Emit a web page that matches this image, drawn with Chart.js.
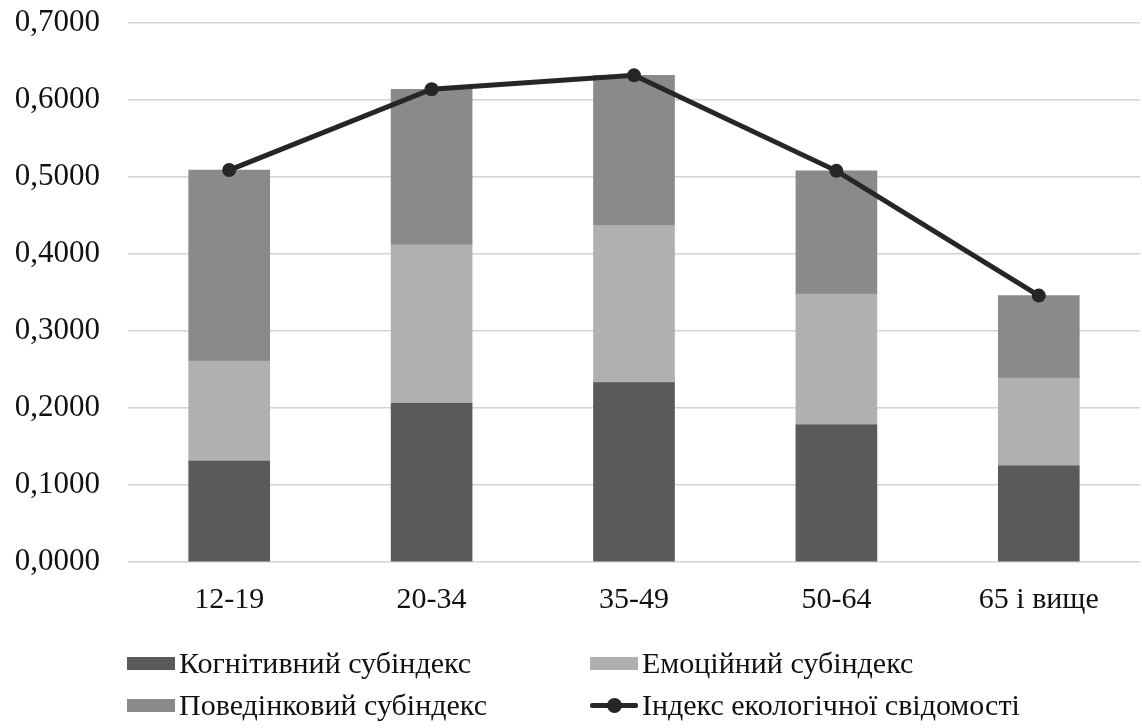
<!DOCTYPE html>
<html lang="uk">
<head>
<meta charset="utf-8">
<title>Індекс екологічної свідомості за віком</title>
<script src="https://cdn.jsdelivr.net/npm/chart.js@4.4.1/dist/chart.umd.min.js"></script>
<style>
  html, body { margin: 0; padding: 0; background: #fff; overflow: hidden; }
  #wrap { position: relative; width: 1142px; height: 728px; overflow: hidden; }
  #box { position: absolute; left: 0; top: 0; width: 1147px; height: 728px; }
  .legend { position: absolute; left: 0; top: 0; width: 1142px; height: 728px; pointer-events: none;
            font-family: "Liberation Serif", "Times New Roman", serif; font-size: 30px; color: #111; }
  .item { position: absolute; display: flex; align-items: center; white-space: nowrap; height: 36px; }
  .sw { width: 48px; height: 13px; margin-right: 4px; }
  .ln { position: relative; width: 48px; height: 13px; margin-right: 4px; }
  .ln::before { content: ""; position: absolute; left: 0; right: 0; top: 4px; height: 5px; background: #262626; border-radius: 2px; }
  .ln::after { content: ""; position: absolute; left: 17px; top: -1px; width: 15px; height: 15px; border-radius: 50%; background: #262626; }
</style>
</head>
<body>
<div id="wrap">
  <div id="box"><canvas id="chart"></canvas></div>
  <div class="legend" id="legend"></div>
</div>
<script>
// Age groups
const categories = ['12-19', '20-34', '35-49', '50-64', '65 і вище'];

// Sub-index contributions (stacked)
const cognitive  = [0.131, 0.206, 0.233, 0.178, 0.125];
const emotional  = [0.130, 0.206, 0.204, 0.170, 0.114];
const behavioral = [0.248, 0.202, 0.195, 0.160, 0.107];

// Overall ecological awareness index
const awarenessIndex = [0.509, 0.614, 0.632, 0.508, 0.346];

const seriesNames = ['Когнітивний субіндекс', 'Емоційний субіндекс', 'Поведінковий субіндекс', 'Індекс екологічної свідомості'];
const colors = { cognitive: '#5a5a5a', emotional: '#b0b0b0', behavioral: '#8a8a8a', line: '#262626' };

const FONT = '"Liberation Serif", "Times New Roman", serif';

new Chart(document.getElementById('chart'), {
  data: {
    labels: categories,
    datasets: [
      { type: 'line', label: seriesNames[3], data: awarenessIndex, stack: 'index',
        borderColor: colors.line, backgroundColor: colors.line, borderWidth: 5,
        pointRadius: 7, pointHoverRadius: 7, pointBackgroundColor: colors.line, pointBorderWidth: 0,
        tension: 0, order: 0 },
      { type: 'bar', label: seriesNames[0], data: cognitive, backgroundColor: colors.cognitive,
        barThickness: 81, stack: 'sub', order: 1 },
      { type: 'bar', label: seriesNames[1], data: emotional, backgroundColor: colors.emotional,
        barThickness: 81, stack: 'sub', order: 1 },
      { type: 'bar', label: seriesNames[2], data: behavioral, backgroundColor: colors.behavioral,
        barThickness: 81, stack: 'sub', order: 1 }
    ]
  },
  options: {
    responsive: true,
    maintainAspectRatio: false,
    animation: false,
    layout: { padding: { top: 23, right: 0, bottom: 0, left: 0 } },
    plugins: { legend: { display: false }, tooltip: { enabled: false } },
    scales: {
      x: {
        stacked: true,
        grid: { display: false, drawTicks: false },
        border: { display: false },
        ticks: { color: '#111', font: { family: FONT, size: 30 }, padding: 20, maxRotation: 0, autoSkip: false },
        afterFit: s => { s.height = 166; s.paddingLeft = 0; s.paddingRight = 0; }
      },
      y: {
        stacked: true,
        min: 0, max: 0.7,
        grid: { color: '#d4d4d4', lineWidth: 1.5, drawTicks: false },
        border: { display: false },
        ticks: { stepSize: 0.1, color: '#111', font: { family: FONT, size: 31 }, padding: 28,
                 callback: v => Number(v).toFixed(4).replace('.', ',') },
        afterFit: s => { s.width = 128; s.paddingTop = 0; s.paddingBottom = 0; }
      }
    }
  }
});

// Two-column legend below the plot
const legendItems = [
  { name: seriesNames[0], cls: 'sw', color: colors.cognitive,  x: 127, y: 645 },
  { name: seriesNames[1], cls: 'sw', color: colors.emotional,  x: 590, y: 645 },
  { name: seriesNames[2], cls: 'sw', color: colors.behavioral, x: 127, y: 687 },
  { name: seriesNames[3], cls: 'ln', color: null,              x: 590, y: 687 }
];
const legend = document.getElementById('legend');
legendItems.forEach(it => {
  const el = document.createElement('div');
  el.className = 'item';
  el.style.left = it.x + 'px';
  el.style.top = it.y + 'px';
  const sym = document.createElement('span');
  sym.className = it.cls;
  if (it.color) sym.style.background = it.color;
  const txt = document.createElement('span');
  txt.textContent = it.name;
  el.appendChild(sym);
  el.appendChild(txt);
  legend.appendChild(el);
});
</script>
</body>
</html>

◆ **TASK TO COMPLETE**: Leave the pictures out and copy the rest of the data exactly.

◆ **SOLUTION TO THIS EXERCISE**:
Emit a web page that matches this image, drawn with Chart.js.
<!DOCTYPE html>
<html lang="uk">
<head>
<meta charset="utf-8">
<title>Індекс екологічної свідомості за віком</title>
<script src="https://cdn.jsdelivr.net/npm/chart.js@4.4.1/dist/chart.umd.min.js"></script>
<style>
  html, body { margin: 0; padding: 0; background: #fff; overflow: hidden; }
  #wrap { position: relative; width: 1142px; height: 728px; overflow: hidden; }
  #box { position: absolute; left: 0; top: 0; width: 1147px; height: 728px; }
  .legend { position: absolute; left: 0; top: 0; width: 1142px; height: 728px; pointer-events: none;
            font-family: "Liberation Serif", "Times New Roman", serif; font-size: 30px; color: #111; }
  .item { position: absolute; display: flex; align-items: center; white-space: nowrap; height: 36px; }
  .sw { width: 48px; height: 13px; margin-right: 4px; }
  .ln { position: relative; width: 48px; height: 13px; margin-right: 4px; }
  .ln::before { content: ""; position: absolute; left: 0; right: 0; top: 4px; height: 5px; background: #262626; border-radius: 2px; }
  .ln::after { content: ""; position: absolute; left: 17px; top: -1px; width: 15px; height: 15px; border-radius: 50%; background: #262626; }
</style>
</head>
<body>
<div id="wrap">
  <div id="box"><canvas id="chart"></canvas></div>
  <div class="legend" id="legend"></div>
</div>
<script>
// Age groups
const categories = ['12-19', '20-34', '35-49', '50-64', '65 і вище'];

// Sub-index contributions (stacked)
const cognitive  = [0.131, 0.206, 0.233, 0.178, 0.125];
const emotional  = [0.130, 0.206, 0.204, 0.170, 0.114];
const behavioral = [0.248, 0.202, 0.195, 0.160, 0.107];

// Overall ecological awareness index
const awarenessIndex = [0.509, 0.614, 0.632, 0.508, 0.346];

const seriesNames = ['Когнітивний субіндекс', 'Емоційний субіндекс', 'Поведінковий субіндекс', 'Індекс екологічної свідомості'];
const colors = { cognitive: '#5a5a5a', emotional: '#b0b0b0', behavioral: '#8a8a8a', line: '#262626' };

const FONT = '"Liberation Serif", "Times New Roman", serif';

new Chart(document.getElementById('chart'), {
  data: {
    labels: categories,
    datasets: [
      { type: 'line', label: seriesNames[3], data: awarenessIndex, stack: 'index',
        borderColor: colors.line, backgroundColor: colors.line, borderWidth: 5,
        pointRadius: 7, pointHoverRadius: 7, pointBackgroundColor: colors.line, pointBorderWidth: 0,
        tension: 0, order: 0 },
      { type: 'bar', label: seriesNames[0], data: cognitive, backgroundColor: colors.cognitive,
        barThickness: 81, stack: 'sub', order: 1 },
      { type: 'bar', label: seriesNames[1], data: emotional, backgroundColor: colors.emotional,
        barThickness: 81, stack: 'sub', order: 1 },
      { type: 'bar', label: seriesNames[2], data: behavioral, backgroundColor: colors.behavioral,
        barThickness: 81, stack: 'sub', order: 1 }
    ]
  },
  options: {
    responsive: true,
    maintainAspectRatio: false,
    animation: false,
    layout: { padding: { top: 23, right: 0, bottom: 0, left: 0 } },
    plugins: { legend: { display: false }, tooltip: { enabled: false } },
    scales: {
      x: {
        stacked: true,
        grid: { display: false, drawTicks: false },
        border: { display: false },
        ticks: { color: '#111', font: { family: FONT, size: 30 }, padding: 20, maxRotation: 0, autoSkip: false },
        afterFit: s => { s.height = 166; s.paddingLeft = 0; s.paddingRight = 0; }
      },
      y: {
        stacked: true,
        min: 0, max: 0.7,
        grid: { color: '#d4d4d4', lineWidth: 1.5, drawTicks: false },
        border: { display: false },
        ticks: { stepSize: 0.1, color: '#111', font: { family: FONT, size: 31 }, padding: 28,
                 callback: v => Number(v).toFixed(4).replace('.', ',') },
        afterFit: s => { s.width = 128; s.paddingTop = 0; s.paddingBottom = 0; }
      }
    }
  }
});

// Two-column legend below the plot
const legendItems = [
  { name: seriesNames[0], cls: 'sw', color: colors.cognitive,  x: 127, y: 645 },
  { name: seriesNames[1], cls: 'sw', color: colors.emotional,  x: 590, y: 645 },
  { name: seriesNames[2], cls: 'sw', color: colors.behavioral, x: 127, y: 687 },
  { name: seriesNames[3], cls: 'ln', color: null,              x: 590, y: 687 }
];
const legend = document.getElementById('legend');
legendItems.forEach(it => {
  const el = document.createElement('div');
  el.className = 'item';
  el.style.left = it.x + 'px';
  el.style.top = it.y + 'px';
  const sym = document.createElement('span');
  sym.className = it.cls;
  if (it.color) sym.style.background = it.color;
  const txt = document.createElement('span');
  txt.textContent = it.name;
  el.appendChild(sym);
  el.appendChild(txt);
  legend.appendChild(el);
});
</script>
</body>
</html>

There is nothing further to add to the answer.